多模态事实核查：一种基于智能体的方法 (Multimodal Fact-Checking: An Agent-based Approach)

The rapid spread of multimodal misinformation poses a growing challenge for automated fact-checking systems. Existing approaches, including large vision language models (LVLMs) and deep multimodal fusion methods, often fall short due to limited reasoning and shallow evidence utilization. A key bottleneck is the lack of dedicated datasets that provide complete real-world multimodal misinformation instances accompanied by annotated reasoning processes and verifiable evidence. To address this limitation, we introduce RW-Post, a high-quality and explainable dataset for real-world multimodal fact-checking. RW-Post aligns real-world multimodal claims with their original social media posts, preserving the rich contextual information in which the claims are made.
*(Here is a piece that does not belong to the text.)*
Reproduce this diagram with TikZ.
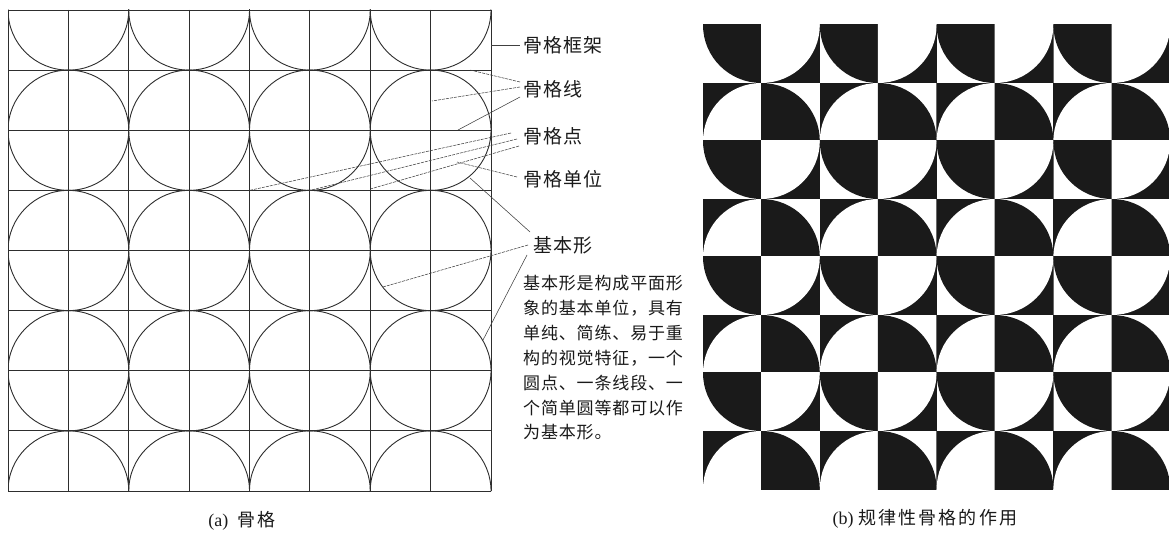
\documentclass[tikz,border=0pt]{standalone}
\usepackage{fontspec}
\setmainfont{Liberation Serif}
\newfontfamily\cjklab[LetterSpace=5]{Noto Sans CJK SC}
\newfontfamily\cjkdesc[LetterSpace=5]{Noto Sans CJK SC}
\newfontfamily\cjkcap[LetterSpace=12]{Noto Sans CJK SC}
\usetikzlibrary{calc}
\definecolor{ink}{HTML}{1A1A1A}
\begin{document}
\begin{tikzpicture}[x=1pt,y=-1pt,
  gridln/.style={line width=0.95pt, draw=black!82},
  circ/.style={line width=0.9pt, draw=black!82},
  leader/.style={line width=0.55pt, draw=black!75},
  dleader/.style={leader, dash pattern=on 3pt off 1pt},
  lab/.style={inner sep=0pt, anchor=west, text=ink, font=\cjklab\fontsize{19}{19}\selectfont},
  desc/.style={inner sep=0pt, anchor=west, text=ink, font=\cjkdesc\fontsize{17}{17}\selectfont},
  captext/.style={inner sep=0pt, text=ink, font=\fontsize{18}{18}\selectfont}]
\useasboundingbox (0,0) rectangle (1169,540);
\fill[white] (0,0) rectangle (1169,540);

% ---------- (a) skeleton grid ----------
\begin{scope}
  \clip (8,10) rectangle (491,491);
  \foreach \i in {0,...,3}
    \foreach \j in {0,...,4}
      \draw[circ] ({8+(2*\i+1)*60.375},{10+2*\j*60.125}) ellipse [x radius=60.375, y radius=60.125];
\end{scope}
\foreach \k in {0,...,8} {
  \draw[gridln] ({8+\k*60.375},10) -- ({8+\k*60.375},491);
  \draw[gridln] (8,{10+\k*60.125}) -- (491,{10+\k*60.125});
}

% ---------- labels ----------
\node[lab] (kj)  at (523,45)  {骨格框架};
\node[lab] (gxl) at (523,89)  {骨格线};
\node[lab] (gxd) at (523,136) {骨格点};
\node[lab] (gxu) at (523,179) {骨格单位};
\node[lab] (jbx) at (533,245) {基本形};

\coordinate (kjp) at (491,45);
\coordinate (l1) at (470,70);
\coordinate (l2) at (432,101);
\coordinate (l3) at (458,130);
\coordinate (d1) at (249.5,190.4);
\coordinate (d2) at (309.9,190.4);
\coordinate (d3) at (370.3,189);
\coordinate (u1) at (457,162);
\coordinate (b1) at (470,178);
\coordinate (b2) at (383,287);
\coordinate (b3) at (483,340);

\draw[leader] (kjp) -- ($(kj.west)+(-3,0)$);
\draw[dleader] ($(gxl.west)+(-3,-7)$) -- (l1);
\draw[dleader] ($(gxl.west)+(-3,-2)$) -- (l2);
\draw[leader]  ($(gxl.west)+(-3,8)$) -- (l3);
\draw[dleader] ($(gxd.west)+(-12,-3)$) -- (d1);
\draw[dleader] ($(gxd.west)+(-6,3)$) -- (d2);
\draw[dleader] ($(gxd.west)+(-4,10)$) -- (d3);
\draw[dleader] ($(gxu.west)+(-6,-2)$) -- (u1);
\draw[leader]  ($(jbx.west)+(-3,-13)$) -- (b1);
\draw[dleader] ($(jbx.west)+(-5,0)$) -- (b2);
\draw[leader]  ($(jbx.west)+(-6,10)$) -- (b3);

% ---------- description ----------
\node[desc] (t1) at (523,283) {基本形是构成平面形};
\node[desc] (t2) at (523,308) {象的基本单位，具有};
\node[desc] (t3) at (523,333) {单纯、简练、易于重};
\node[desc] (t4) at (523,358) {构的视觉特征，一个};
\node[desc] (t5) at (523,383) {圆点、一条线段、一};
\node[desc] (t6) at (523,408) {个简单圆等都可以作};
\node[desc] (t7) at (523,432) {为基本形。};

% ---------- (b) pattern ----------
\begin{scope}
  \clip (703,25) rectangle (1169,489);
  \foreach \c in {0,...,7}
    \foreach \r in {0,...,7} {
      \pgfmathsetmacro\xl{703+\c*58.4}
      \pgfmathsetmacro\yt{25+\r*58}
      \pgfmathsetmacro\cx{703+(\c+1-mod(\c,2))*58.4}
      \pgfmathsetmacro\cy{25+(\r+mod(\r,2))*58}
      \pgfmathtruncatemacro\pp{mod(\c+\r,2)}
      \begin{scope}
        \clip (\xl-0.3,\yt-0.3) rectangle ++(59,58.6);
        \ifnum\pp=0
          \fill[ink] (\cx,\cy) ellipse [x radius=58.4, y radius=58];
        \else
          \fill[ink] (\xl-0.3,\yt-0.3) rectangle ++(59,58.6);
          \fill[white] (\cx,\cy) ellipse [x radius=58.4, y radius=58];
        \fi
      \end{scope}
    }
\end{scope}

% ---------- captions ----------
\node[captext] (capa) at (242,521) {(a)\hspace{0.5em}{\cjkcap 骨格}};
\node[captext] (capb) at (925,519) {(b)\hspace{0.25em}{\cjkcap 规律性骨格的作用}};
\end{tikzpicture}
\end{document}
In addition, the dataset includes detailed reasoning and explicitly linked evidence, which are derived from human written fact-checking articles via a large language model assisted extraction pipeline, enabling comprehensive verification and explanation. Building upon RW-Post, we propose AgentFact, an agent-based multimodal fact-checking framework designed to emulate the human verification workflow. AgentFact consists of five specialized agents that collaboratively handle key fact-checking subtasks, including strategy planning, high-quality evidence retrieval, visual analysis, reasoning, and explanation generation. These agents are orchestrated through an iterative workflow that alternates between evidence searching and task-aware evidence filtering and reasoning, facilitating strategic decision-making and systematic evidence analysis. Extensive experimental results demonstrate that the synergy between RW-Post and AgentFact substantially improves both the accuracy and interpretability of multimodal fact-checking.

翻译：多模态虚假信息的快速传播对自动化事实核查系统构成了日益严峻的挑战。现有方法，包括大型视觉语言模型（LVLMs）和深度多模态融合方法，常因推理能力有限和证据利用浅显而表现不足。一个关键瓶颈在于缺乏提供完整真实世界多模态虚假信息实例、并附带标注推理过程与可验证证据的专用数据集。为应对这一局限，我们引入了RW-Post，一个面向真实世界多模态事实核查的高质量、可解释数据集。RW-Post将真实世界的多模态主张与其原始社交媒体帖子对齐，保留了主张产生时所处的丰富上下文信息。此外，该数据集包含详细的推理过程和明确关联的证据，这些内容通过大语言模型辅助的提取流程，从人工撰写的事实核查文章中衍生而来，从而支持全面的验证与解释。基于RW-Post，我们提出了AgentFact，一个旨在模拟人类核查工作流程的、基于智能体的多模态事实核查框架。AgentFact由五个专门化智能体组成，它们协同处理关键的事实核查子任务，包括策略规划、高质量证据检索、视觉分析、推理和解释生成。这些智能体通过一个迭代工作流程进行编排，该流程在证据搜索与任务感知的证据过滤及推理之间交替进行，从而促进战略性决策和系统化的证据分析。大量实验结果表明，RW-Post与AgentFact之间的协同作用显著提升了多模态事实核查的准确性和可解释性。